Welcome to the third and final Issue of 2019 of the European Journal of Law and Technology. In this Issue, we present three original and thought provoking research articles on the broad theme of regulation.
In our first article titled 'Regulating AI and Machine Learning: Setting the Regulatory Agenda', Julia Black and Andrew Murray examine the regulation of AI and machine leaning. Drawing lessons from history and looking back at debates on internet regulation, the authors propose a framework for designing regulatory systems, 'for analysing deep-rooted causes of failures, for thinking through the potential impacts of changes in any part of the system, and for helping us understand how each element would need to operate and be accountable if regulation of AI is to be both effective and trusted'. The article undoubtedly makes a very pleasing and timely contribution to the debates and scholarship in this area.
Jennifer Cobbe and Jatinder Singh in their article 'Regulating Recommending: Motivations, Considerations, and Principles' offer novel and insightful perspectives on the fairly contentious issue of platform liability. Whilst content hosting itself has been the subject of scholarship and debates, relatively little has been said about regulating the mechanisms by which platforms recommend content. The authors point out that recommending content is not one of the three activities envisaged by the E-commerce Directive in terms of the liability protections, and they propose solutions and principles for future regulation to address this gap in the law.

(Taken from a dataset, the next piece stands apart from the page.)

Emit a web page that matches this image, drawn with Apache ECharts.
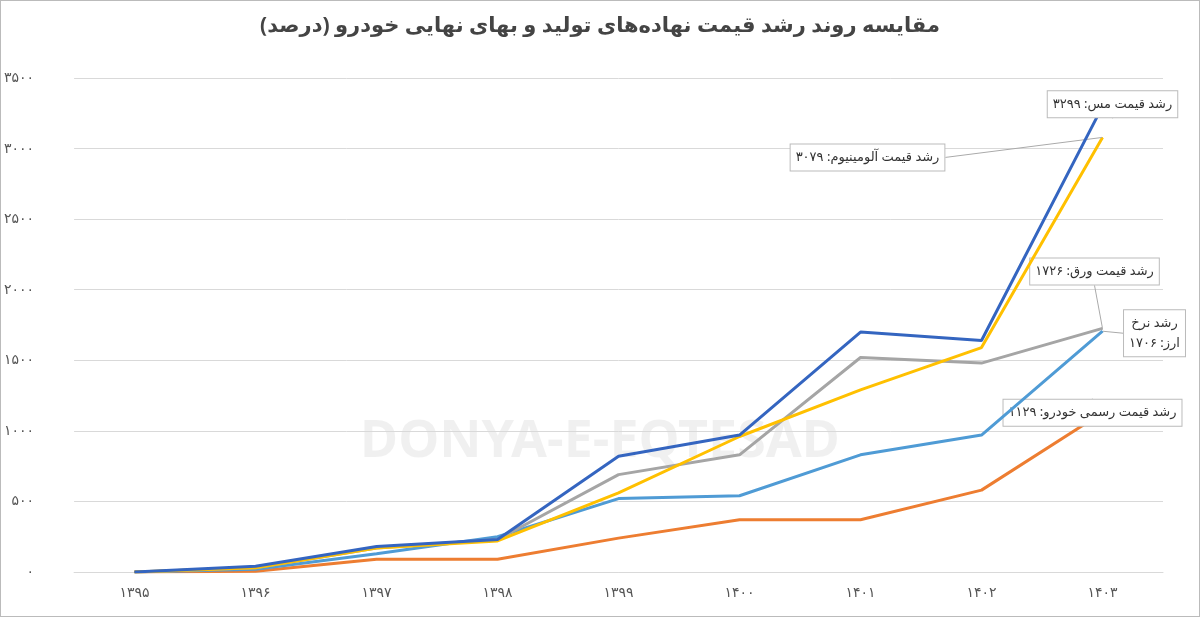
<!DOCTYPE html><html><head><meta charset="utf-8"><script src="https://cdn.jsdelivr.net/npm/echarts@6/dist/echarts.min.js"></script>
<style>html,body{margin:0;padding:0;background:#fff}#c{width:1198px;height:615px;border:1px solid #bbb}</style></head><body><div id="c"></div><script>
const years=['۱۳۹۵','۱۳۹۶','۱۳۹۷','۱۳۹۸','۱۳۹۹','۱۴۰۰','۱۴۰۱','۱۴۰۲','۱۴۰۳'];
const copper=[0,40,180,230,820,970,1700,1640,3299];
const aluminium=[0,30,170,220,560,960,1290,1590,3079];
const sheet=[0,30,170,230,690,830,1520,1480,1726];
const currency=[0,20,130,250,520,540,830,970,1706];
const car=[0,5,90,90,240,370,370,580,1129];
const fa=n=>String(n).replace(/\d/g,d=>'۰۱۲۳۴۵۶۷۸۹'[d]);
const F='"Noto Sans", "DejaVu Sans", sans-serif';
function mk(name,data,color,text,dx,dy,z){
 return {name,type:'line',data:data.map((v,i)=>i===data.length-1?{value:v,label:{show:true}}:v),
 symbol:'circle',symbolSize:1,showSymbol:true,z,lineStyle:{color,width:3},itemStyle:{color},
 label:{show:false,formatter:text,position:'inside',color:'#333',fontSize:13,fontFamily:F,backgroundColor:'#fff',borderColor:'#bbb',borderWidth:1,padding:[3,5],lineHeight:20},
 labelLayout:{dx,dy},labelLine:{show:true,lineStyle:{color:'#aaa',width:1}}};
}
const ch=echarts.init(document.getElementById('c'));
ch.setOption({
 animation:false,
 title:{text:'مقایسه روند رشد قیمت نهاده‌های تولید و بهای نهایی خودرو (درصد)',left:'center',top:10,textStyle:{fontFamily:F,fontSize:21,fontWeight:'bold',color:'#444'}},
 graphic:[{type:'text',left:'center',top:415,z:-1,style:{text:'DONYA-E-EQTESAD',fontSize:52,fontWeight:'bold',fill:'rgba(0,0,0,0.06)',fontFamily:F}}],
 grid:{left:66,right:36,top:77,bottom:44},
 xAxis:{type:'category',data:years,boundaryGap:true,axisLine:{lineStyle:{color:'#d9d9d9'}},axisTick:{show:false},axisLabel:{color:'#555',fontSize:14,fontFamily:F,margin:14}},
 yAxis:{type:'value',min:0,max:3500,interval:500,axisLine:{show:false},splitLine:{lineStyle:{color:'#d9d9d9'}},axisLabel:{color:'#555',fontSize:14,fontFamily:F,formatter:v=>fa(v),margin:40}},
 series:[
  mk('car',car,'#ed7d31','رشد قیمت رسمی خودرو: '+fa(1129),-10,0,2),
  mk('currency',currency,'#4f9bd5','رشد نرخ\nارز: '+fa(1706),52,2,3),
  mk('sheet',sheet,'#a5a5a5','رشد قیمت ورق: '+fa(1726),-8,-57,4),
  mk('aluminium',aluminium,'#ffc000','رشد قیمت آلومینیوم: '+fa(3079),-235,20,5),
  mk('copper',copper,'#3465c0','رشد قیمت مس: '+fa(3299),10,-2,6)
 ]
});
</script></body></html>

In our final article of the year titled 'Regulating Initial Coin Offerings and Cryptocurrencies: A Comparison of Different Approaches in Nine Jurisdictions Worldwide', Bart Custers and Lara Overwater examine the regulatory responses to cryptocurrencies and Initial Coin Offerings (ICOs) in various jurisdictions. Identifying the differences in approach to regulation within these selected jurisdictions, the authors point out that a 'positive and facilitating approach' is more desirable than the 'negative, forbidden approach' adopted by certain countries. The authors remind us of the need for clear and detailed legislative and regulatory framework for the former approach to be successful, including provisions to address money-laundering, cybercrime, protection for consumers and investors, and clarity for tax liability.
I would like to thank all our contributors, reviewers and readers for your continuing support for the EJLT. We wish everyone a very happy and prosperous New Year.